The state is already dehydrated by a decade of drought, and events in the Pacific signal another El Nino, the weather phenomenon closely associated with hot, dry periods.

A leaked Government report has confirmed fears with a blunt assessment that Victoria faces a fire season of "unprecedented danger" and conditions more deadly than those in February when fires killed 173 people and injured about 500 more.

The Department of Sustainability and Environment report predicts the bushfire season will start early, and will be marked by unpredictable fires burning with greater intensity across land seared by years of drought.

"The prospect we are looking at is not just another above-average fire season with above-normal losses to life and property," fire management expert Paul Brockhoff wrote in a report leaked to the Age newspaper.

"The genuine prospect of a season with the greatest potential loss to life and property is now in sight and, as climate indicators strengthen, this looks to be an increasing likelihood."

The grim prediction comes as the royal commission into the Black Saturday fires prepares to hand its interim report to the Government by August 17.
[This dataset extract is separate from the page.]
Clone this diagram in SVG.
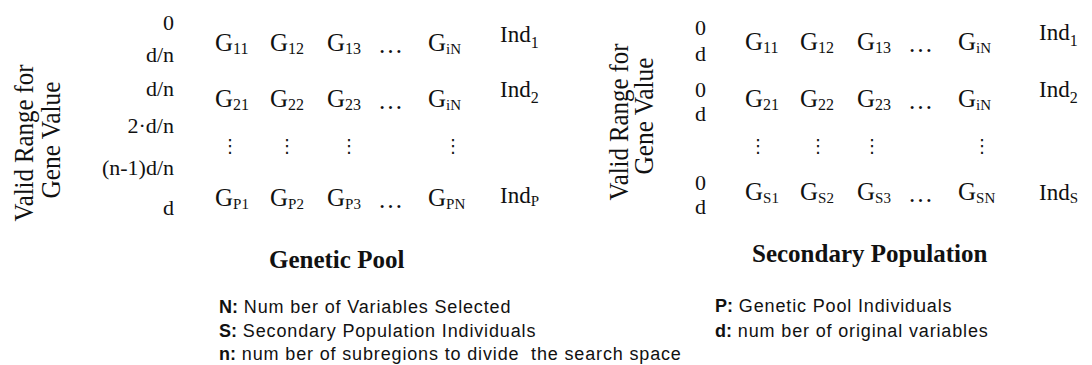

Evidence to the commission showed a state unprepared for the ferocity of the fires that raged across 4500sq km of land, devastating entire communities, incinerating more than 2000 homes and 1500 other buildings, destroying businesses, farms and livestock, and razing dozens of national parks and reserves.

One expert said the state was hammered by energy equivalent to 1500 Hiroshima-sized atomic bombs, and evidence described a chaotic response in which more than 80 per cent of 12,800 emergency calls went unanswered, communities were razed after receiving insufficient - or no - warnings, and emergency services were overwhelmed.

As another potentially disastrous summer nears, key issues have yet to be resolved - especially the policy of advising people at risk to decide whether they should stay and defend their homes, or flee.

The policy was attacked during commission hearings after evidence showed that 113 of those who died had perished while sheltering in their homes.

The state government has said it intends to begin a pilot programme of fire refuges to test a system of last-resort shelters that could offer people the prospect of relative safety.

Sirens similar to those used to warn of cyclones in Australia's north are also being considered.

Bureau of Meteorology data show that the first six months of the year were the fourth-driest on record in Victoria, deepening the impact of below-average rainfall that has gripped the state since 1997.

The increasing certainty of another El Nino bodes further ill, with the bureau warning that for much of the state the odds of even average rainfall for the rest of the year are running at less than 40 per cent.

Brockhoff's report said the Central Highlands around Melbourne, including some the areas worst hit by last year's fires, were among the worst affected.

"This area is also the area where the highest exposure to life and property exists, and it also includes the remaining water catchment areas that did not burn last year," the report said.

Chief fire officer Ewan Waller told ABC radio that fire services were preparing for the worst, with the state's vulnerability increasing as it entered its 13th dry year.

"If we have that, if you get bad fire weather and ignition sources, then you will have disastrous fires."